What is the number of lines in the data that hold the string "React"? Reply with that number only.

--- start ---

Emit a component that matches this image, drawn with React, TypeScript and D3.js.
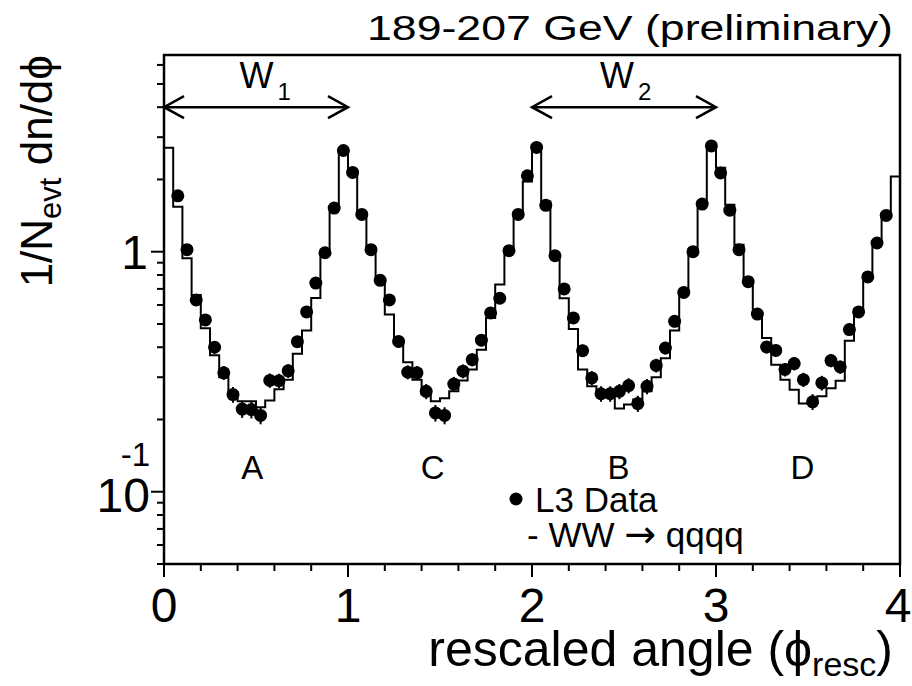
import React from 'react';
import * as d3 from 'd3';

// bin contents, 80 bins of width 0.05 in the rescaled angle
const mcValues = [
  2.71, 1.54, 0.94, 0.66, 0.48, 0.37, 0.30, 0.26, 0.238, 0.238,
  0.225, 0.24, 0.267, 0.293, 0.376, 0.47, 0.641, 0.99, 1.54, 2.66,
  2.16, 1.43, 1.02, 0.764, 0.547, 0.423, 0.346, 0.293, 0.254, 0.238,
  0.245, 0.262, 0.291, 0.323, 0.39, 0.53, 0.73, 1.0, 1.4, 1.96,
  2.6, 1.62, 0.97, 0.64, 0.477, 0.323, 0.275, 0.254, 0.254, 0.222,
  0.231, 0.242, 0.262, 0.30, 0.36, 0.47, 0.69, 1.02, 1.62, 2.66,
  2.24, 1.57, 1.07, 0.76, 0.55, 0.437, 0.338, 0.293, 0.266, 0.233,
  0.233, 0.25, 0.27, 0.29, 0.426, 0.574, 0.79, 1.09, 1.45, 2.06,
];

const dataValues: (number | null)[] = [
  null, 1.71, 1.02, 0.63, 0.52, 0.40, 0.313, 0.254, 0.221, 0.22,
  0.208, 0.291, 0.29, 0.319, 0.422, 0.561, 0.74, 0.99, 1.52, 2.64,
  2.14, 1.43, 1.02, 0.76, 0.63, 0.423, 0.315, 0.313, 0.262, 0.213,
  0.208, 0.281, 0.318, 0.355, 0.428, 0.556, 0.64, 1.01, 1.43, 2.07,
  2.72, 1.56, 0.962, 0.70, 0.53, 0.387, 0.298, 0.256, 0.256, 0.262,
  0.277, 0.233, 0.275, 0.336, 0.397, 0.513, 0.677, 1.0, 1.58, 2.76,
  2.13, 1.49, 1.02, 0.75, 0.55, 0.401, 0.388, 0.323, 0.342, 0.293,
  0.237, 0.284, 0.352, 0.331, 0.474, 0.561, 0.785, 1.087, 1.416, null,
];

const dataErrors = [
  0, 0.06, 0.04, 0.03, 0.028, 0.024, 0.021, 0.019, 0.018, 0.018,
  0.017, 0.02, 0.02, 0.021, 0.024, 0.028, 0.032, 0.04, 0.055, 0.08,
  0.07, 0.055, 0.04, 0.033, 0.03, 0.024, 0.021, 0.021, 0.019, 0.017,
  0.017, 0.02, 0.021, 0.022, 0.024, 0.028, 0.03, 0.04, 0.055, 0.07,
  0.08, 0.055, 0.04, 0.032, 0.028, 0.023, 0.02, 0.019, 0.019, 0.019,
  0.02, 0.018, 0.02, 0.022, 0.024, 0.028, 0.032, 0.04, 0.055, 0.08,
  0.07, 0.055, 0.04, 0.033, 0.028, 0.024, 0.023, 0.021, 0.022, 0.02,
  0.018, 0.02, 0.022, 0.021, 0.026, 0.028, 0.033, 0.042, 0.05, 0,
];

const xTickLabels = ['0', '1', '2', '3', '4'];
const regionLabels = [
  { name: 'A', at: 0.48 },
  { name: 'C', at: 1.46 },
  { name: 'B', at: 2.47 },
  { name: 'D', at: 3.47 },
];
const wArrows = [
  { name: 'W', sub: '1', from: 0, to: 1, labelAt: 0.41 },
  { name: 'W', sub: '2', from: 2, to: 3, labelAt: 2.37 },
];

const BIN = 0.05;
const FONT = '"Liberation Sans", Arial, Helvetica, sans-serif';

export default function App() {
  const width = 912;
  const height = 686;
  const x = d3.scaleLinear().domain([0, 4]).range([164, 900]);
  const y = d3.scaleLog().domain([0.05, 6.6]).range([564, 55]);

  const histPts: [number, number][] = mcValues.map((v, i) => [i * BIN, v]);
  histPts.push([4, mcValues[mcValues.length - 1]]);
  const histLine = d3
    .line<[number, number]>()
    .x(d => x(d[0]))
    .y(d => y(d[1]))
    .curve(d3.curveStepAfter);

  const xMajor = d3.range(0, 5);
  const xMinor = d3.range(0, 20).map(i => i * 0.2).filter(v => Math.abs(v - Math.round(v)) > 1e-6);
  const yTicks = y.ticks();
  const isMajorY = (v: number) => Math.abs(Math.log10(v) - Math.round(Math.log10(v))) < 1e-6;

  const arrowY = y(4.0);

  return (
    <svg
      width={width}
      height={height}
      style={{ position: 'absolute', left: 0, top: 0, background: '#fff' }}
      fontFamily={FONT}
    >
      <rect width={width} height={height} fill="#fff" />

      {/* title */}
      <text x={893} y={40} textAnchor="end" fontSize={35} textLength={526} lengthAdjust="spacingAndGlyphs">
        189-207 GeV (preliminary)
      </text>

      {/* histogram */}
      <path d={histLine(histPts) || ''} fill="none" stroke="#000" strokeWidth={2} />

      {/* data points */}
      {dataValues.map((v, i) => {
        if (v == null) return null;
        const cx = x((i + 0.5) * BIN);
        const e = dataErrors[i];
        return (
          <g key={i}>
            <line x1={cx} x2={cx} y1={y(v + e)} y2={y(Math.max(v - e, 0.051))} stroke="#000" strokeWidth={2} />
            <circle cx={cx} cy={y(v)} r={6.5} fill="#000" />
          </g>
        );
      })}

      {/* frame */}
      <rect x={164} y={55} width={736} height={509} fill="none" stroke="#000" strokeWidth={2.5} />

      {/* x ticks */}
      {xMajor.map(v => (
        <line key={'xM' + v} x1={x(v)} x2={x(v)} y1={564} y2={577} stroke="#000" strokeWidth={2} />
      ))}
      {xMinor.map(v => (
        <line key={'xm' + v} x1={x(v)} x2={x(v)} y1={564} y2={571} stroke="#000" strokeWidth={2} />
      ))}
      {xMajor.map((v, i) => (
        <text key={'xl' + v} x={x(v) - (i === 4 ? 2 : 0)} y={622} textAnchor="middle" fontSize={48}>
          {xTickLabels[i]}
        </text>
      ))}

      {/* y ticks */}
      {yTicks.map(v => (
        <line
          key={'y' + v}
          x1={164}
          x2={isMajorY(v) ? 151 : 157}
          y1={y(v)}
          y2={y(v)}
          stroke="#000"
          strokeWidth={2}
        />
      ))}
      <text x={148} y={y(1) + 17} textAnchor="end" fontSize={48}>1</text>
      <text x={150} y={y(0.1) + 20} textAnchor="end" fontSize={48}>10</text>
      <text x={150} y={y(0.1) - 26} textAnchor="end" fontSize={33}>-1</text>

      {/* axis titles */}
      <text x={893} y={666} textAnchor="end" fontSize={50}>
        rescaled angle (ϕ
        <tspan fontSize={34} dy={10}>resc</tspan>
        <tspan dy={-10}>)</tspan>
      </text>
      <text transform="translate(52,55) rotate(-90)" textAnchor="end" fontSize={44}>
        1/N
        <tspan fontSize={31} dy={9}>evt</tspan>
        <tspan dy={-9}> dn/dϕ</tspan>
      </text>

      {/* W arrows */}
      {wArrows.map(a => {
        const x1 = x(a.from);
        const x2 = x(a.to);
        return (
          <g key={a.sub} stroke="#000" strokeWidth={2.5} fill="none">
            <line x1={x1} x2={x2} y1={arrowY} y2={arrowY} />
            <polyline points={`${x1 + 20},${arrowY - 11} ${x1},${arrowY} ${x1 + 20},${arrowY + 11}`} />
            <polyline points={`${x2 - 20},${arrowY - 11} ${x2},${arrowY} ${x2 - 20},${arrowY + 11}`} />
            <text x={x(a.labelAt)} y={arrowY - 19} fontSize={36} stroke="none" fill="#000">
              {a.name}
              <tspan fontSize={24} dx={4} dy={12}>{a.sub}</tspan>
            </text>
          </g>
        );
      })}

      {/* region labels */}
      {regionLabels.map(r => (
        <text key={r.name} x={x(r.at)} y={479} textAnchor="middle" fontSize={33}>
          {r.name}
        </text>
      ))}

      {/* legend */}
      <circle cx={516} cy={499} r={6.5} fill="#000" />
      <text x={535} y={512} fontSize={35}>L3 Data</text>
      <text x={527} y={547} fontSize={35}>
        - WW <tspan fontFamily='"DejaVu Sans", sans-serif' fontSize={38}>→</tspan> qqqq
      </text>
    </svg>
  );
}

--- end ---

-- The reply --
2